Sanções mais robustas ao setor petrolífero da Venezuela foram impostas pela primeira vez durante o governo do ex-presidente americano Donald Trump, em 2019, após a vitória de Maduro na eleição anterior, já contestada por opositores e líderes ocidentais. Posteriormente, Caracas teve um alívio promovido por Joe Biden, mas a nova crise fez Washington retomar alguns bloqueios.

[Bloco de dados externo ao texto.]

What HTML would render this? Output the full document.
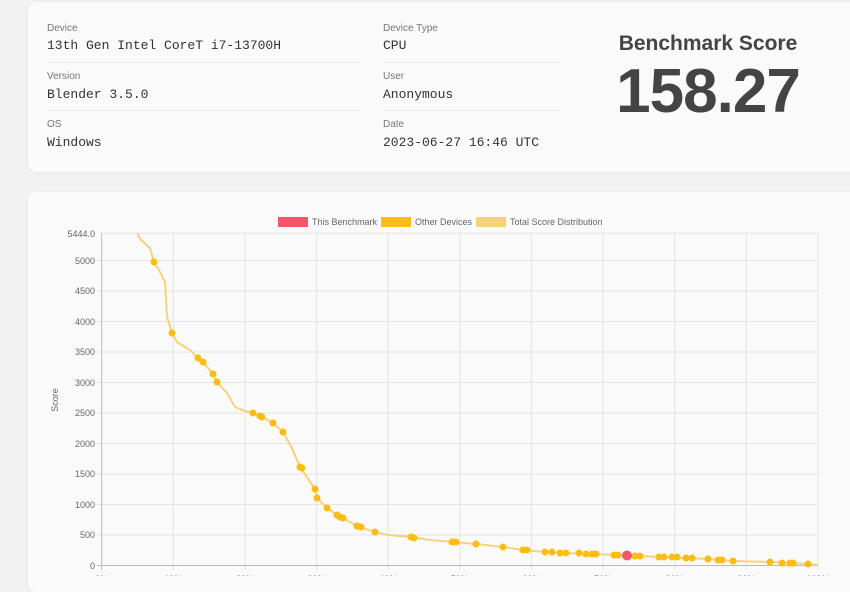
<!DOCTYPE html>
<html><head><meta charset="utf-8"><style>
body{margin:0;width:850px;height:576px;overflow:hidden;background:#f2f2f3;font-family:"Liberation Sans",sans-serif;position:relative}
.card{position:absolute;background:#fafafb;border-radius:8px;box-shadow:0 1px 4px rgba(0,0,0,.06)}
.lab{position:absolute;font-size:10px;color:#777}
.val{position:absolute;font-family:"Liberation Mono",monospace;font-size:13px;color:#333}
.hr{position:absolute;height:1px;background:#eaeaea}
</style></head><body>
<div class="card" style="left:28px;top:2px;width:840px;height:170px"></div>
<div class="lab" style="left:47px;top:23px">Device</div>
<div class="val" style="left:47px;top:38px">13th Gen Intel CoreT i7-13700H</div>
<div class="hr" style="left:47px;top:62px;width:314px"></div>
<div class="lab" style="left:47px;top:71px">Version</div>
<div class="val" style="left:47px;top:87px">Blender 3.5.0</div>
<div class="hr" style="left:47px;top:110px;width:314px"></div>
<div class="lab" style="left:47px;top:119px">OS</div>
<div class="val" style="left:47px;top:135px">Windows</div>
<div class="lab" style="left:383px;top:23px">Device Type</div>
<div class="val" style="left:383px;top:38px">CPU</div>
<div class="hr" style="left:383px;top:62px;width:178px"></div>
<div class="lab" style="left:383px;top:71px">User</div>
<div class="val" style="left:383px;top:87px">Anonymous</div>
<div class="hr" style="left:383px;top:110px;width:178px"></div>
<div class="lab" style="left:383px;top:119px">Date</div>
<div class="val" style="left:383px;top:135px">2023-06-27 16:46 UTC</div>
<div style="position:absolute;left:600px;width:216px;top:32px;text-align:center;font-size:21px;font-weight:bold;color:#444">Benchmark Score</div>
<div style="position:absolute;left:600px;width:216px;top:56px;text-align:center;font-size:62px;font-weight:bold;color:#444;letter-spacing:-1px">158.27</div>
<div class="card" style="left:28px;top:192px;width:840px;height:400px"></div>
<svg style="position:absolute;left:0;top:0" width="850" height="576" font-family="Liberation Sans, sans-serif">
<rect x="278" y="217" width="30" height="10" fill="#f4566a"/><text x="312" y="225" font-size="9" fill="#666">This Benchmark</text>
<rect x="381" y="217" width="30" height="10" fill="#fbbc14"/><text x="415" y="225" font-size="9" fill="#666">Other Devices</text>
<rect x="476" y="217" width="30" height="10" fill="#f5d27e"/><text x="510" y="225" font-size="9" fill="#666">Total Score Distribution</text>
<g stroke="#e4e4e6" stroke-width="1">
<line x1="101.7" y1="233.3" x2="818" y2="233.3"/>
<line x1="97" y1="260.5" x2="818" y2="260.5"/><line x1="97" y1="291" x2="818" y2="291"/><line x1="97" y1="321.5" x2="818" y2="321.5"/><line x1="97" y1="352" x2="818" y2="352"/><line x1="97" y1="382.5" x2="818" y2="382.5"/><line x1="97" y1="413" x2="818" y2="413"/><line x1="97" y1="443.5" x2="818" y2="443.5"/><line x1="97" y1="474" x2="818" y2="474"/><line x1="97" y1="504.5" x2="818" y2="504.5"/><line x1="97" y1="535" x2="818" y2="535"/>
<line x1="173.3" y1="233" x2="173.3" y2="570"/><line x1="245" y1="233" x2="245" y2="570"/><line x1="316.6" y1="233" x2="316.6" y2="570"/><line x1="388.2" y1="233" x2="388.2" y2="570"/><line x1="459.8" y1="233" x2="459.8" y2="570"/><line x1="531.4" y1="233" x2="531.4" y2="570"/><line x1="603" y1="233" x2="603" y2="570"/><line x1="674.7" y1="233" x2="674.7" y2="570"/><line x1="746.3" y1="233" x2="746.3" y2="570"/><line x1="818" y1="233" x2="818" y2="570"/>
</g>
<line x1="101.7" y1="233" x2="101.7" y2="570" stroke="#bbb"/>
<line x1="97" y1="565.5" x2="818" y2="565.5" stroke="#bbb"/>
<g font-size="9" fill="#666" text-anchor="end">
<text x="95" y="237">5444.0</text><text x="95" y="264">5000</text><text x="95" y="294">4500</text><text x="95" y="325">4000</text><text x="95" y="355">3500</text><text x="95" y="386">3000</text><text x="95" y="416">2500</text><text x="95" y="447">2000</text><text x="95" y="477">1500</text><text x="95" y="508">1000</text><text x="95" y="538">500</text><text x="95" y="569">0</text>
</g>
<g font-size="9" fill="#666" text-anchor="middle">
<text x="101.7" y="582">0%</text><text x="173.3" y="582">10%</text><text x="245" y="582">20%</text><text x="316.6" y="582">30%</text><text x="388.2" y="582">40%</text><text x="459.8" y="582">50%</text><text x="531.4" y="582">60%</text><text x="603" y="582">70%</text><text x="674.7" y="582">80%</text><text x="746.3" y="582">90%</text><text x="818" y="582">100%</text>
</g>
<text x="58" y="400" font-size="9" fill="#666" text-anchor="middle" transform="rotate(-90 58 400)">Score</text>
<polyline fill="none" stroke="#f5d27e" stroke-width="2" points="137.3,233.3 141,240 150,248 154,262 159,270 165,282 167,317 172,333 177,342 190,350 198,358 203,362 213,374 217,382 227,393 235,407 245,411 253,413 260,416 273,423 283,432 292,448 300,467 315,489 317,498 327,508 337,515 343,518 357,526 375,532 388,535 412,537 430,540 453,542 476,544 503,547 523,550 545,552 563,553 593,554 617,555 627,556 637,556 660,557 677,558 690,558 708,559 733,561 770,562 792,563 808,564 818,565"/>
<g fill="#fbbc14">
<circle cx="154" cy="262" r="3.5"/><circle cx="172" cy="333" r="3.5"/><circle cx="198" cy="358" r="3.5"/><circle cx="203" cy="362" r="3.5"/><circle cx="213" cy="374" r="3.5"/><circle cx="217" cy="382" r="3.5"/><circle cx="253" cy="413" r="3.5"/><circle cx="260" cy="416" r="3.5"/><circle cx="262" cy="417" r="3.5"/><circle cx="273" cy="423" r="3.5"/><circle cx="283" cy="432" r="3.5"/><circle cx="300" cy="467" r="3.5"/><circle cx="302" cy="468" r="3.5"/><circle cx="315" cy="489" r="3.5"/><circle cx="317" cy="498" r="3.5"/><circle cx="327" cy="508" r="3.5"/><circle cx="337" cy="515" r="3.5"/><circle cx="340" cy="517" r="3.5"/><circle cx="343" cy="518" r="3.5"/><circle cx="357" cy="526" r="3.5"/><circle cx="361" cy="527" r="3.5"/><circle cx="375" cy="532" r="3.5"/><circle cx="411" cy="537" r="3.5"/><circle cx="414" cy="538" r="3.5"/><circle cx="452" cy="542" r="3.5"/><circle cx="456" cy="542" r="3.5"/><circle cx="476" cy="544" r="3.5"/><circle cx="503" cy="547" r="3.5"/><circle cx="523" cy="550" r="3.5"/><circle cx="527" cy="550" r="3.5"/><circle cx="545" cy="552" r="3.5"/><circle cx="552" cy="552" r="3.5"/><circle cx="560" cy="553" r="3.5"/><circle cx="566" cy="553" r="3.5"/><circle cx="579" cy="553" r="3.5"/><circle cx="586" cy="554" r="3.5"/><circle cx="592" cy="554" r="3.5"/><circle cx="596" cy="554" r="3.5"/><circle cx="614" cy="555" r="3.5"/><circle cx="618" cy="555" r="3.5"/><circle cx="635" cy="556" r="3.5"/><circle cx="640" cy="556" r="3.5"/><circle cx="659" cy="557" r="3.5"/><circle cx="664" cy="557" r="3.5"/><circle cx="672" cy="557" r="3.5"/><circle cx="677" cy="557" r="3.5"/><circle cx="686" cy="558" r="3.5"/><circle cx="692" cy="558" r="3.5"/><circle cx="708" cy="559" r="3.5"/><circle cx="718" cy="560" r="3.5"/><circle cx="722" cy="560" r="3.5"/><circle cx="733" cy="561" r="3.5"/><circle cx="770" cy="562" r="3.5"/><circle cx="782" cy="563" r="3.5"/><circle cx="790" cy="563" r="3.5"/><circle cx="793" cy="563" r="3.5"/><circle cx="808" cy="564" r="3.5"/>
</g>
<circle cx="627" cy="555.5" r="5" fill="#f4566a"/>
</svg>
</body></html>
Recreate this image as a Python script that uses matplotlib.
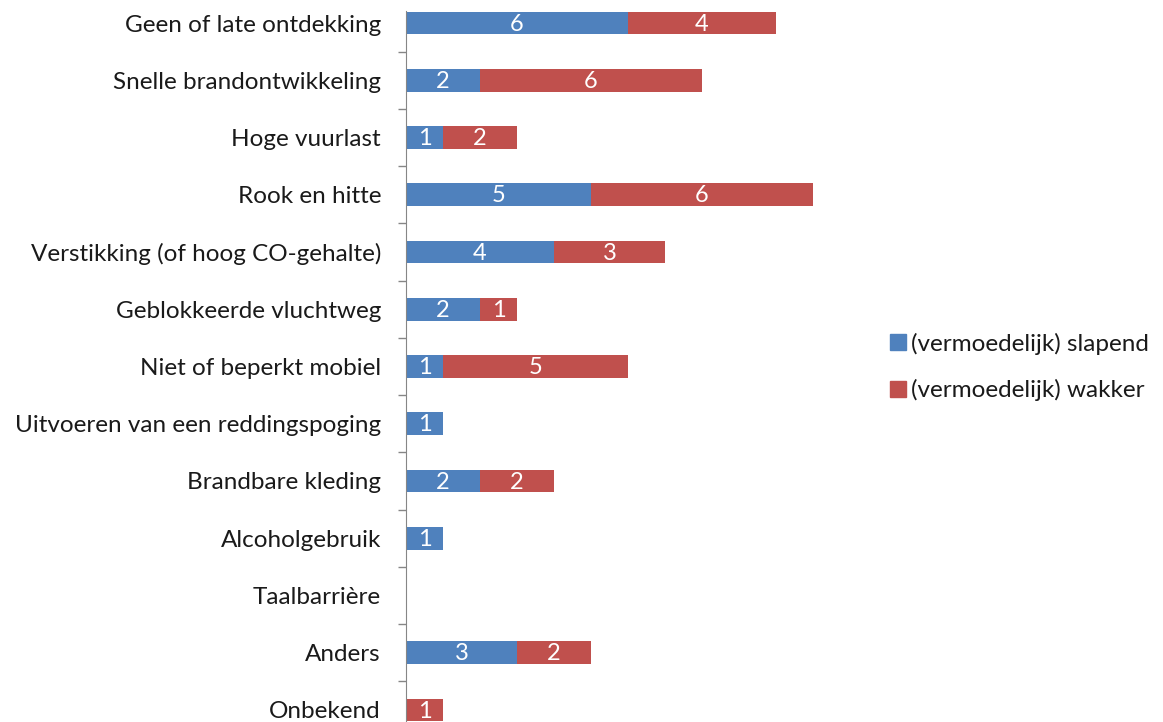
import matplotlib
matplotlib.use('Agg')
import matplotlib.pyplot as plt
from matplotlib.lines import Line2D

categories = ['Geen of late ontdekking', 'Snelle brandontwikkeling', 'Hoge vuurlast',
              'Rook en hitte', 'Verstikking (of hoog CO-gehalte)', 'Geblokkeerde vluchtweg',
              'Niet of beperkt mobiel', 'Uitvoeren van een reddingspoging', 'Brandbare kleding',
              'Alcoholgebruik', 'Taalbarrière', 'Anders', 'Onbekend']
slapend = [6, 2, 1, 5, 4, 2, 1, 1, 2, 1, 0, 3, 0]
wakker = [4, 6, 2, 6, 3, 1, 5, 0, 2, 0, 0, 2, 1]
series_names = ['(vermoedelijk) slapend', '(vermoedelijk) wakker']

blue = '#4F81BD'
red = '#C0504D'
txt = '#1a1a1a'
plt.rcParams['font.family'] = ['Lato', 'DejaVu Sans']

fig = plt.figure(figsize=(11.63, 7.22), dpi=100)
# axes placed in pixels: left 406, top 11, bottom 738.6 (cut off by figure)
W, H = 1163, 722
ax = fig.add_axes([406 / W, (H - 738.6) / H, 444 / W, 727.6 / H])

pos = list(range(len(categories)))
b1 = ax.barh(pos, slapend, height=0.4, color=blue)
b2 = ax.barh(pos, wakker, left=slapend, height=0.4, color=red)

for bars, vals in ((b1, slapend), (b2, wakker)):
    for bar, v in zip(bars, vals):
        if v > 0:
            ax.text(bar.get_x() + bar.get_width() / 2, bar.get_y() + bar.get_height() / 2 + 0.02,
                    str(v), ha='center', va='center', color='white', fontsize=17)

ax.set_xlim(0, 12)
ax.set_ylim(12.5, -0.21)
ax.set_yticks(pos)
ax.set_yticklabels(categories, fontsize=17.5, color=txt)
ax.set_yticks([p + 0.5 for p in pos], minor=True)
ax.tick_params(axis='y', which='major', length=0, pad=18)
ax.tick_params(axis='y', which='minor', length=6, color='#868686', width=1)
ax.set_xticks([])
for s in ['top', 'right', 'bottom']:
    ax.spines[s].set_visible(False)
ax.spines['left'].set_color('#868686')

handles = [Line2D([], [], marker='s', linestyle='none', markersize=11, color=c) for c in (blue, red)]
leg = fig.legend(handles, series_names, loc='center left', bbox_to_anchor=(862 / W, 1 - 367 / H),
                 frameon=False, fontsize=17.5, handletextpad=-0.1, labelspacing=1.0,
                 handlelength=1.2)
for t in leg.get_texts():
    t.set_color(txt)

fig.savefig('out.png', dpi=100)
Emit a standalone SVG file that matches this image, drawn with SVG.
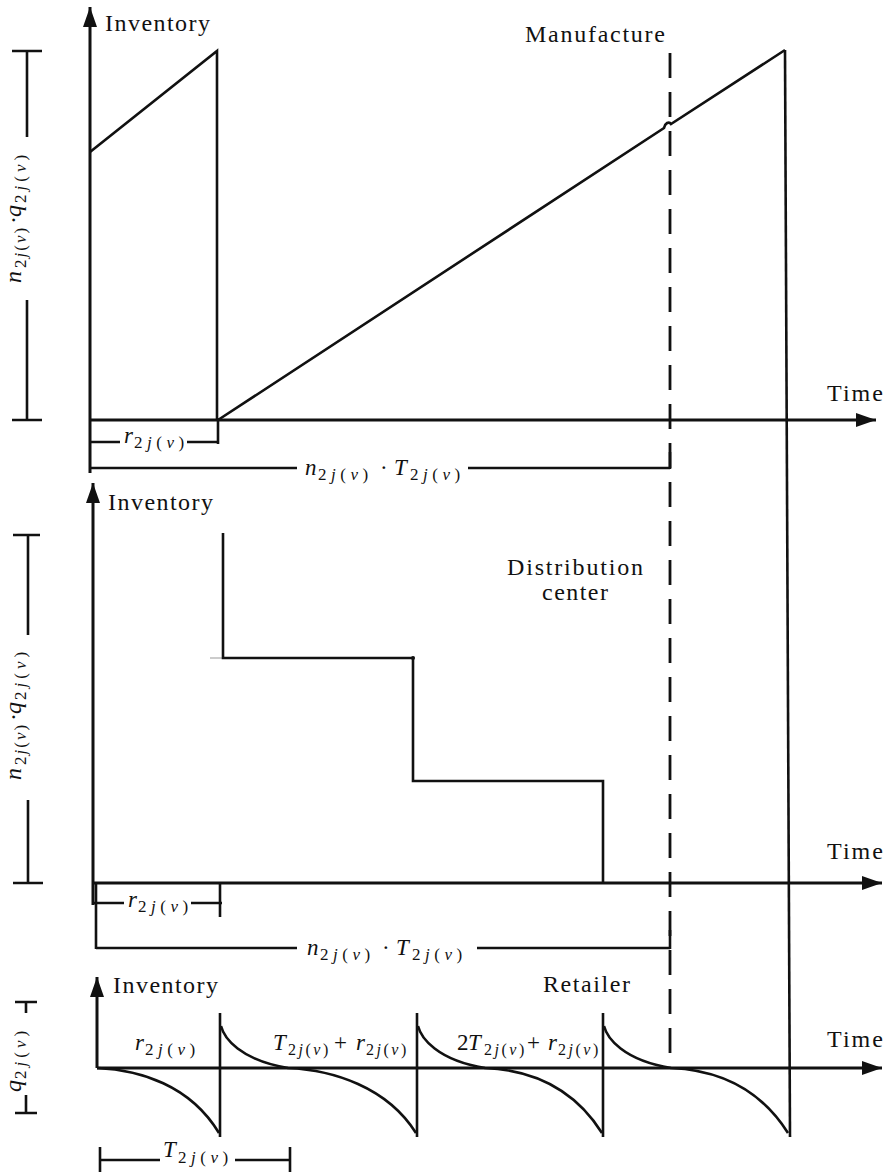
<svg xmlns="http://www.w3.org/2000/svg" width="887" height="1173" viewBox="0 0 887 1173">
<defs>
<marker id="arr" markerUnits="userSpaceOnUse" markerWidth="20" markerHeight="14" refX="20" refY="7" orient="auto">
<path d="M0,0 L20,7 L0,14 z" fill="#111"/>
</marker>
<style>
.ln{stroke:#111;stroke-width:2.6;fill:none;stroke-linecap:butt}
.ax{stroke:#111;stroke-width:3;fill:none}
.dash{stroke:#111;stroke-width:2.8;fill:none;stroke-dasharray:25 14}
.lbl{font-family:"Liberation Serif","Times New Roman",serif;font-size:24px;fill:#111}
.m{font-family:"Liberation Serif","Times New Roman",serif;font-size:23px;fill:#111;font-style:italic}
.mr{font-family:"Liberation Serif","Times New Roman",serif;font-size:24px;fill:#111;font-style:italic}
.u{font-style:normal}
.s{font-size:16px;letter-spacing:2.5px}
.s2{font-size:17px;letter-spacing:4.5px}
.sr{font-size:17px;letter-spacing:2px}
</style>
</defs>
<rect width="887" height="1173" fill="#fff"/>

<g id="connectors">
<line class="dash" x1="670" y1="53" x2="670" y2="1064"/>
<line class="ln" x1="670" y1="452" x2="670" y2="469"/>
<line class="ln" x1="670" y1="930" x2="670" y2="949"/>
<line class="ln" x1="785" y1="50" x2="790" y2="1137"/>
</g>

<g id="manufacture">
<line class="ax" x1="90" y1="473" x2="90" y2="7" marker-end="url(#arr)"/>
<line class="ax" x1="90" y1="420" x2="876" y2="420" marker-end="url(#arr)"/>
<path class="ln" d="M90,152 L217,51 L217,420 M218,420 L664,128 C665,123 669,121 671,124 L785,50"/>
<text class="lbl" x="105" y="31" textLength="105" lengthAdjust="spacing">Inventory</text>
<text class="lbl" x="525" y="42" textLength="140" lengthAdjust="spacing">Manufacture</text>
<text class="lbl" x="827" y="401" textLength="56" lengthAdjust="spacing">Time</text>
</g>

<g id="distribution">
<line class="ax" x1="93" y1="905" x2="93" y2="483" marker-end="url(#arr)"/>
<line class="ax" x1="93" y1="883" x2="882" y2="883" marker-end="url(#arr)"/>
<line x1="210" y1="658" x2="223" y2="658" stroke="#999" stroke-width="1"/>
<path class="ln" d="M223,533 L223,658 L413,658 L413,781 L603,781 L603,883"/>
<circle cx="413" cy="658" r="2" fill="#111"/>
<text class="lbl" x="108" y="510" textLength="105" lengthAdjust="spacing">Inventory</text>
<text class="lbl" x="507" y="575" textLength="136" lengthAdjust="spacing">Distribution</text>
<text class="lbl" x="542" y="600" textLength="66" lengthAdjust="spacing">center</text>
<text class="lbl" x="827" y="859" textLength="56" lengthAdjust="spacing">Time</text>
</g>

<g id="retailer">
<line class="ax" x1="97" y1="1068" x2="97" y2="977" marker-end="url(#arr)"/>
<line class="ax" x1="97" y1="1068" x2="882" y2="1068" marker-end="url(#arr)"/>
<path class="ln" d="M97,1068 C140,1070 190,1085 219,1133
M221,1026 C224,1038 240,1060 288,1068 C333,1070 387,1087 416,1133
M418,1026 C421,1038 437,1060 485,1068 C530,1070 573,1087 602,1133
M604,1026 C607,1038 623,1060 671,1068 C716,1070 759,1087 788,1133"/>
<path class="ln" d="M220,1013 L220,1137 M417,1013 L417,1137 M603,1013 L603,1137"/>
<text class="lbl" x="113" y="993" textLength="105" lengthAdjust="spacing">Inventory</text>
<text class="lbl" x="543" y="992" textLength="87" lengthAdjust="spacing">Retailer</text>
<text class="lbl" x="827" y="1047" textLength="56" lengthAdjust="spacing">Time</text>
<text class="m"><tspan x="135" y="1050">r</tspan><tspan class="s2" x="145" y="1055"><tspan class="u">2</tspan>j<tspan class="u">(</tspan>v<tspan class="u">)</tspan></tspan></text>
<text class="m"><tspan x="273" y="1050">T</tspan><tspan class="s" x="288" y="1055"><tspan class="u">2</tspan>j<tspan class="u">(</tspan>v<tspan class="u">)</tspan></tspan><tspan class="u" x="334" y="1050">+</tspan><tspan x="356" y="1050">r</tspan><tspan class="s" x="366" y="1055"><tspan class="u">2</tspan>j<tspan class="u">(</tspan>v<tspan class="u">)</tspan></tspan></text>
<text class="m"><tspan class="u" x="457" y="1050">2</tspan><tspan x="468" y="1050">T</tspan><tspan class="s" x="484" y="1055"><tspan class="u">2</tspan>j<tspan class="u">(</tspan>v<tspan class="u">)</tspan></tspan><tspan class="u" x="527" y="1050">+</tspan><tspan x="548" y="1050">r</tspan><tspan class="s" x="558" y="1055"><tspan class="u">2</tspan>j<tspan class="u">(</tspan>v<tspan class="u">)</tspan></tspan></text>
</g>

<g id="dimensions">
<path class="ln" d="M12,51 L42,51 M27,51 L27,137 M27,300 L27,420 M12,420 L42,420"/>
<text class="mr" transform="translate(21,283) rotate(-90)"><tspan x="0" y="0">n</tspan><tspan class="sr" x="15" y="5"><tspan class="u">2</tspan>j<tspan class="u">(</tspan>v<tspan class="u">)</tspan></tspan><tspan class="u" x="59" y="0">·</tspan><tspan x="66" y="0">q</tspan><tspan class="sr" x="80" y="5" style="letter-spacing:4px"><tspan class="u">2</tspan>j<tspan class="u">(</tspan>v<tspan class="u">)</tspan></tspan></text>

<path class="ln" d="M90,442 L120,442 M187,442 L218,442 M218,420 L218,444"/>
<text class="m"><tspan x="124" y="443">r</tspan><tspan class="s2" x="134" y="448"><tspan class="u">2</tspan>j<tspan class="u">(</tspan>v<tspan class="u">)</tspan></tspan></text>

<path class="ln" d="M90,468 L297,468 M468,468 L670,468"/>
<text class="m"><tspan x="305" y="475">n</tspan><tspan class="s2" x="318" y="480"><tspan class="u">2</tspan>j<tspan class="u">(</tspan>v<tspan class="u">)</tspan></tspan><tspan class="u" x="380" y="475">·</tspan><tspan x="394" y="475">T</tspan><tspan class="s2" x="410" y="480"><tspan class="u">2</tspan>j<tspan class="u">(</tspan>v<tspan class="u">)</tspan></tspan></text>

<path class="ln" d="M13,535 L40,535 M28,535 L28,635 M28,800 L28,883 M13,883 L43,883"/>
<text class="mr" transform="translate(21,780) rotate(-90)"><tspan x="0" y="0">n</tspan><tspan class="sr" x="15" y="5"><tspan class="u">2</tspan>j<tspan class="u">(</tspan>v<tspan class="u">)</tspan></tspan><tspan class="u" x="59" y="0">·</tspan><tspan x="66" y="0">q</tspan><tspan class="sr" x="80" y="5" style="letter-spacing:4px"><tspan class="u">2</tspan>j<tspan class="u">(</tspan>v<tspan class="u">)</tspan></tspan></text>

<path class="ln" d="M96,883 L96,949 M93,903 L124,903 M191,903 L222,903 M220,883 L220,917"/>
<text class="m"><tspan x="128" y="907">r</tspan><tspan class="s2" x="138" y="912"><tspan class="u">2</tspan>j<tspan class="u">(</tspan>v<tspan class="u">)</tspan></tspan></text>

<path class="ln" d="M96,948 L297,948 M477,948 L670,948"/>
<text class="m"><tspan x="307" y="955">n</tspan><tspan class="s2" x="320" y="960"><tspan class="u">2</tspan>j<tspan class="u">(</tspan>v<tspan class="u">)</tspan></tspan><tspan class="u" x="382" y="955">·</tspan><tspan x="396" y="955">T</tspan><tspan class="s2" x="412" y="960"><tspan class="u">2</tspan>j<tspan class="u">(</tspan>v<tspan class="u">)</tspan></tspan></text>

<path class="ln" d="M15,1002 L37,1002 M26,1002 L26,1013 M26,1095 L26,1113 M15,1113 L37,1113"/>
<text class="mr" transform="translate(21,1092) rotate(-90)"><tspan x="0" y="0">q</tspan><tspan class="sr" x="13" y="5" style="letter-spacing:4px"><tspan class="u">2</tspan>j<tspan class="u">(</tspan>v<tspan class="u">)</tspan></tspan></text>

<path class="ln" d="M100,1147 L100,1172 M100,1160 L160,1160 M235,1160 L290,1160 M290,1147 L290,1172"/>
<text class="m"><tspan x="163" y="1157">T</tspan><tspan class="s2" x="178" y="1163"><tspan class="u">2</tspan>j<tspan class="u">(</tspan>v<tspan class="u">)</tspan></tspan></text>
</g>
</svg>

Regime e oposição afirmam que venceram o pleito de julho, embora só a oposição tenha divulgado as atas que tem em mãos. Os documentos, verificados por organizações independentes, dão vitória ao ex-diplomata Edmundo González, atualmente exilado na Espanha após ser alvo de um mandado de prisão do regime.
De acordo com organizações venezuelanas, a repressão aumentou no país após o pleito. Manifestações que se seguiram à votação já deixaram 27 mortos e 192 feridos, além de 2.400 presos.
O assunto é de especial interesse à Colômbia -o país é o principal destino da diáspora venezuelana e hospeda mais de 2,8 milhões dos 7,7 milhões de migrantes e refugiados da nação, seguida por Peru (1,5 milhão) e Brasil (568 mil).
Petro ainda alertou sobre as queimadas na amazônia, assim como Lula. “Hoje as coisas estão piores do que há um ano”, afirmou o líder colombiano, que falou no risco de se chegar a um ponto irreversível -o país divide parte do território da floresta com o Brasil. “Começou o fim.”
Ao comentar sobre o conflito no Oriente Médio, outro ponto de seu discurso, Petro chamou o primeiro-ministro de Israel, Binyamin Netanyahu, de criminoso. “O povo de Deus não é o povo de Israel, não é o povo dos EUA, o povo de Deus é a humanidade toda. As crianças de Gaza eram o povo de Deus. Estão matando o povo escolhido de Deus. As crianças da humanidade”, afirmou.
De acordo com o Ministério da Saúde da Faixa de Gaza, governada pelo Hamas, mais de 41 mil pessoas já morreram no território palestino desde o ataque terrorista da facção contra o sul de Israel, em outubro do ano passado.